Le mouvement se poursuit en faveur des 24 détenus (dont Saïd Saadi, Mouloud Lounaouci, Mustapha Bacha, Saïd Khelil, Djamel Zenati, Ali Brahimi, Salah Boukrif...) et parvient à les faire libérer au mois de juin.
Dès lors, le mouvement berbère tiens des assises au mois d'août lors du Séminaire de Yakouren. Il décide de capitaliser l'avancée de ses idées dans le corps social en multipliant les activités de terrain par la voie pacifique.

C'est ainsi que, dès la rentrée universitaire d'octobre 1980, chaque campus universitaire du centre du pays se dote d'un collectif culturel en charge de la promotion des activités culturelles berbères en milieu universitaire. Dès janvier 1981, de nombreux lycées suivent.
Théâtre, chansons engagées foisonnent et expriment un bouillonnement inattendu chez les descendants de l'« Eternel Jughurta ». Mais c'est le succès considérable des "cours sauvages de berbère" animés par Salem Chaker à la Faculté Centrale d'Alger et par Mustapha Benkhemou à l'Université de Bab Ezzouar et dans les Instituts de Boumerdès qui pousse les autorités algériennes à mettre le holà.
Une grossière provocation policière est le prétexte à l'arrestation de 22 étudiants dont 3 récidivistes (Arezki Aït Larbi, Mustapha Bacha et Salah Boukrif), ainsi que Mustapha Benkhemou et Abderrezzak Hamouda (le fils du glorieux Colonel AMIROUCHE) de M'chounech dans les Aurès. A Béjaia un grand soulèvement commencera à partir du 19 mai 1981 autour de la revendication Amazigh à laquelle s'est ajouté la dénonciation du détournement du projet d'université vers une autre wilaya. La répression a été féroce et des dizaines de jeunes essentiellement des lycéens ont été arrêtés. Figurernt parmi les personnes arrêtées trois étudiants de Tizi-Ouzou et ancien détenus de Berrouaghia (parmi les 24) il s'agit de Tari Aziz, Idriss Lamari et Djamel Zenati.

[modifier] Les conséquences

Politiquement, le Printemps berbère est le premier mouvement populaire spontané. Il ouvre la voie à une remise en cause du régime algérien. Ces émeutes préfigurent celles de Constantine en 1986 et d'Alger en 1988.

Sur le plan social, le mouvement traduit l'émergence d'une génération d'intellectuels engagés dans le combat démocratique (Tahar Djaout, Ferhat...).

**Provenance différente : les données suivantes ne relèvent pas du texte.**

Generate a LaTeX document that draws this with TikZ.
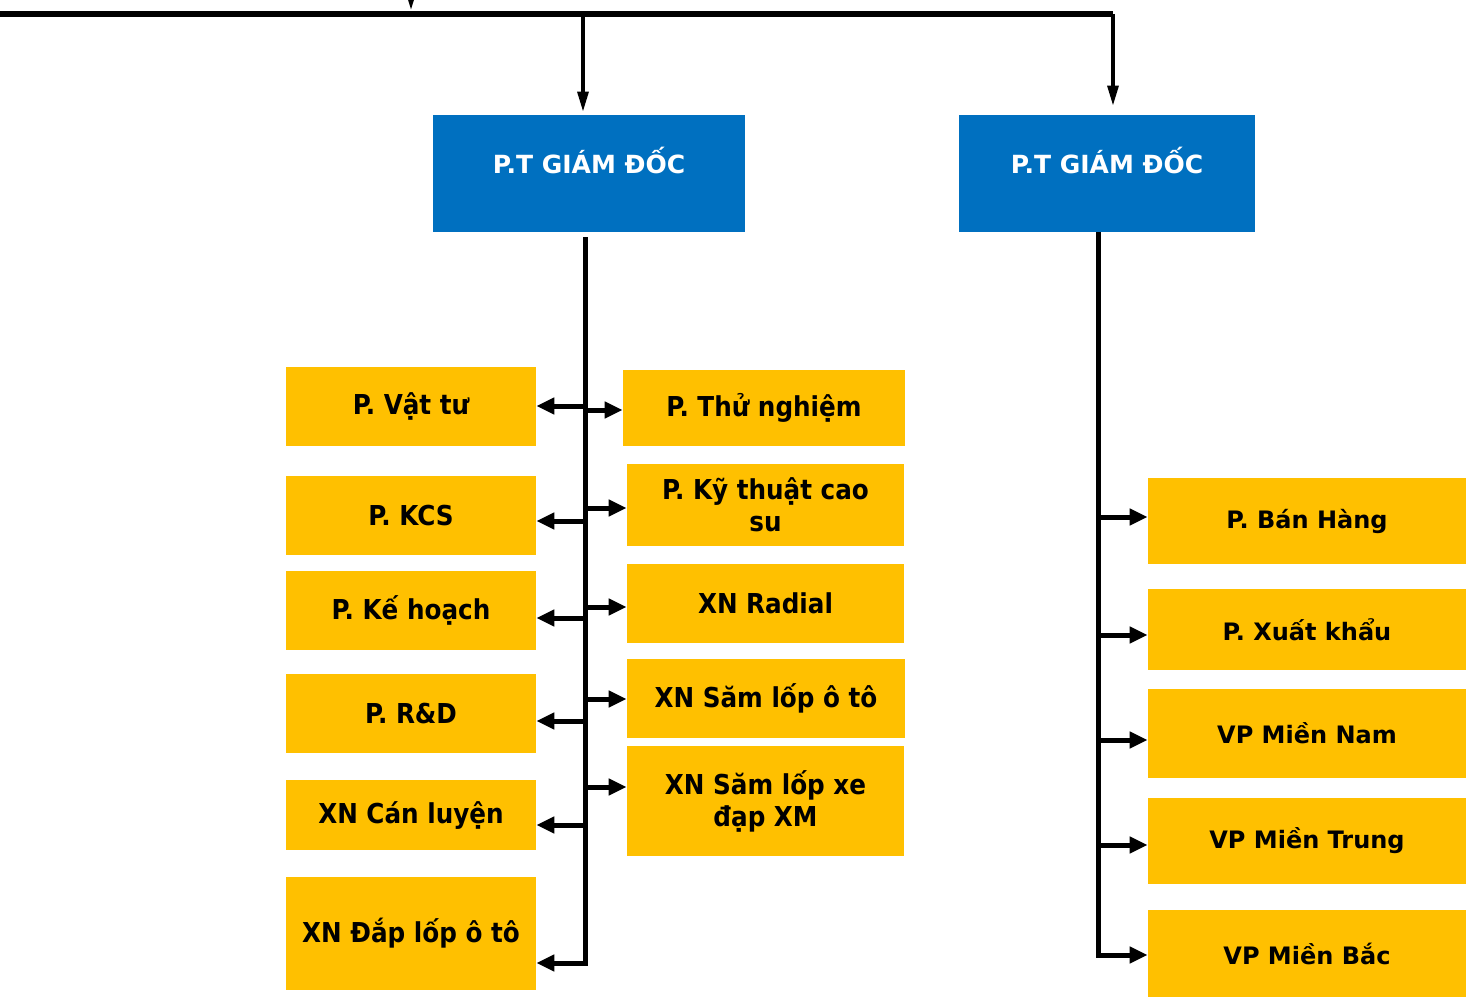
\documentclass[tikz,border=0pt]{standalone}
\usepackage{fontspec}
\setmainfont{DejaVu Sans}
\newfontfamily\condfont{DejaVu Sans Condensed}
\usetikzlibrary{arrows.meta, positioning}

\definecolor{chiefblue}{HTML}{0070C0}
\definecolor{unityellow}{HTML}{FFC000}

\tikzset{
  chief/.style={fill=chiefblue, minimum height=58.5pt, inner sep=0pt},
  chieftext/.style={text=white, font=\bfseries\fontsize{12.5}{15}\selectfont, yshift=6.5pt},
  unit/.style={fill=unityellow, inner sep=0pt, align=center,
    font=\condfont\bfseries\fontsize{13.7}{16}\selectfont},
  office/.style={fill=unityellow, inner sep=0pt, minimum width=159pt,
    font=\bfseries\fontsize{12}{15}\selectfont},
  spine/.style={line width=2.5pt},
  feed/.style={line width=2.5pt, -{Triangle[length=9pt,width=8pt]}},
  drop/.style={line width=1.6pt, -{Triangle[length=10pt,width=5.5pt]}}
}

\begin{document}
\begin{tikzpicture}[x=0.5pt, y=-0.5pt]
  \useasboundingbox (0,0) rectangle (1469,1001);

  % Deputy directors
  \node[chief, minimum width=156pt, label={[chieftext]center:P.T GIÁM ĐỐC}] (pt1) at (589,173.5) {};
  \node[chief, minimum width=148pt, label={[chieftext]center:P.T GIÁM ĐỐC}] (pt2) at (1107,173.5) {};

  % Bus from the director
  \coordinate (busW) at (0,14);
  \coordinate (busE) at (1113,14);
  \coordinate (busIn) at (411,-40);
  \coordinate (tap1) at (583,14);
  \draw[line width=3.2pt] (busW) -- (busE);
  \draw[drop, shorten >=2pt] (busIn) -- (busIn |- busW);
  \draw[drop, shorten >=1.5pt] (tap1) -- (tap1 |- pt1.north);
  \draw[drop, shorten >=4.5pt] (busE) -- (busE |- pt2.north);

  % Left column
  \node[unit, minimum width=125pt, minimum height=39.5pt] (vattu) at (411,406.5) {P. Vật tư};
  \node[unit, minimum width=125pt, minimum height=39.5pt] (kcs) at (411,515.5) {P. KCS};
  \node[unit, minimum width=125pt, minimum height=39.5pt] (kehoach) at (411,610.5) {P. Kế hoạch};
  \node[unit, minimum width=125pt, minimum height=39.5pt] (rd) at (411,713.5) {P. R\&D};
  \node[unit, minimum width=125pt, minimum height=35pt] (canluyen) at (411,815) {XN Cán luyện};
  \node[unit, minimum width=125pt, minimum height=56.5pt] (dap) at (411,933.5) {XN Đắp lốp ô tô};

  % Middle column
  \node[unit, minimum width=141pt, minimum height=38pt] (thunghiem) at (764,408) {P. Thử nghiệm};
  \node[unit, minimum width=138.5pt, minimum height=41pt] (kythuat) at (765.5,505) {P. Kỹ thuật cao\\su};
  \node[unit, minimum width=138.5pt, minimum height=39.5pt] (radial) at (765.5,603.5) {XN Radial};
  \node[unit, minimum width=139pt, minimum height=39.5pt] (samoto) at (766,698.5) {XN Săm lốp ô tô};
  \node[unit, minimum width=138.5pt, minimum height=55pt] (xedap) at (765.5,801) {XN Săm lốp xe\\đạp XM};

  % Right column
  \node[office, minimum height=43pt] (banhang) at (1307,521) {P. Bán Hàng};
  \node[office, minimum height=40.5pt] (xuatkhau) at (1307,629.5) {P. Xuất khẩu};
  \node[office, minimum height=44.5pt] (miennam) at (1307,733.5) {VP Miền Nam};
  \node[office, minimum height=43pt] (mientrung) at (1307,841) {VP Miền Trung};
  \node[office, minimum height=43.5pt] (mienbac) at (1307,953.5) {VP Miền Bắc};

  % Left spine
  \coordinate (spL) at (585,237);
  \coordinate (spLend) at (585,963);
  \draw[feed] (spL) |- (dap.east |- spLend);
  \foreach \n/\y in {vattu/406, kcs/521, kehoach/618, rd/721, canluyen/825} {
    \coordinate (hook) at (0,\y);
    \draw[feed] (spL |- hook) -- (\n.east |- hook);
  }
  \foreach \n/\y in {thunghiem/410, kythuat/508, radial/607, samoto/699, xedap/787} {
    \coordinate (hook) at (0,\y);
    \draw[feed] (spL |- hook) -- (\n.west |- hook);
  }

  % Right spine
  \coordinate (spR) at (1098,232);
  \coordinate (spRend) at (1098,955);
  \draw[feed] (spR) |- (mienbac.west |- spRend);
  \foreach \n/\y in {banhang/517, xuatkhau/635, miennam/740, mientrung/845} {
    \coordinate (hook) at (0,\y);
    \draw[feed] (spR |- hook) -- (\n.west |- hook);
  }
\end{tikzpicture}
\end{document}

Sur le plan culturel, le Printemps berbère brise le tabou linguistique et culturel : il est la traduction d'une remise en cause de l'arabisation intensive de l'administration au détriment du berbère. Cette prise de conscience identitaire a également touché le Maroc voisin, où ces événements sont commémorés chaque année par les étudiants berbérophones.

[modifier] La reconnaissance de la langue Tamazight

Grâce à un combat intellectuel qui a duré plus de 20 ans, la langue berbère est reconnue comme langue nationale de l'Algérie, et le premier ministre algérien d'origine kabyle, Ahmed Ouyahia, et quelques députés ont même prononcé une partie de leurs discours en Amazight. Cette reconnaissance tardive et politique ne cache pas la tension et l'espace culturel trop longtemps laissé vide dans les manuels scolaires. Et depuis ces deux dernières années, la langue Amazigh est étudiée dans les établissements scolaires primaires et secondaires ,et sera même en examen de BAC et celà dans la kabylie.